From a strictly literal point of view, Skunk Anansie's singer is a skinhead. She is not the kind of person neo-Nazis like to listen to, however. She is the kind of person neo-Nazis like to stomp to death.

In any case, Engstrom figured maybe he didn't need the hassle. "I wasn't even sure I was going to be open that night," he says. Engstrom had decided to install video surveillance equipment in preparation for the Super Bowl, he says, and it looked like the wiring might not be completed by November 30, the date of the show.

On November 21, Engstrom had lunch with Electric Ballroom co-owner David Seven (oh, to have had a bug at that table). According to Seven, "Matt asked us to do a favor and take the show. ... He wasn't comfortable with it, or something. We had George Clinton in that night, but he got moved to late December, so I said, 'Sure.' It fits better with our format, anyway."
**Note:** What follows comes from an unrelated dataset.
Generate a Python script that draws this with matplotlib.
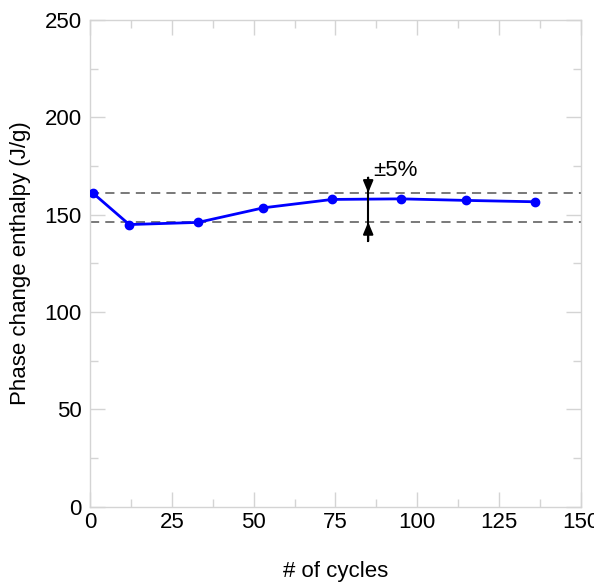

Engstrom says he discussed the matter with Seven, but that his concern was more with the electrical work not being done thanwith the content of the band's message or skewed interpretations of same. "Evening Star wanted to move the show, and I agreed," he says. "We're not afraid of that music."

Neither is Seven. "I don't have any problem with politics," he says. "Rage Against the Machine is one of my favorite bands."

The change of venue was announced the morning of November 22. Later that Wednesday, a representative of Evening Star said the show was moved "because of some electrical something." KUKQ wasn't buying it, and by that night the station had changed the promotional spots to include the "mysterious" venue swap.

Whatever, the important thing is that Skunk Anansie has someplace to play. And apparently, anywhere will do. Skin couldn't remember what venue she was scheduled to play on that night in Salt Lake. "It doesn't matter," she says. "We'll fuck it up." The dominant paradigm, that is.--David Holthouse

Skunk Anansie is scheduled to perform on Thursday, November 30, at Electric Ballroom in Tempe, with Trunk Federation. Showtime is 9 p.m.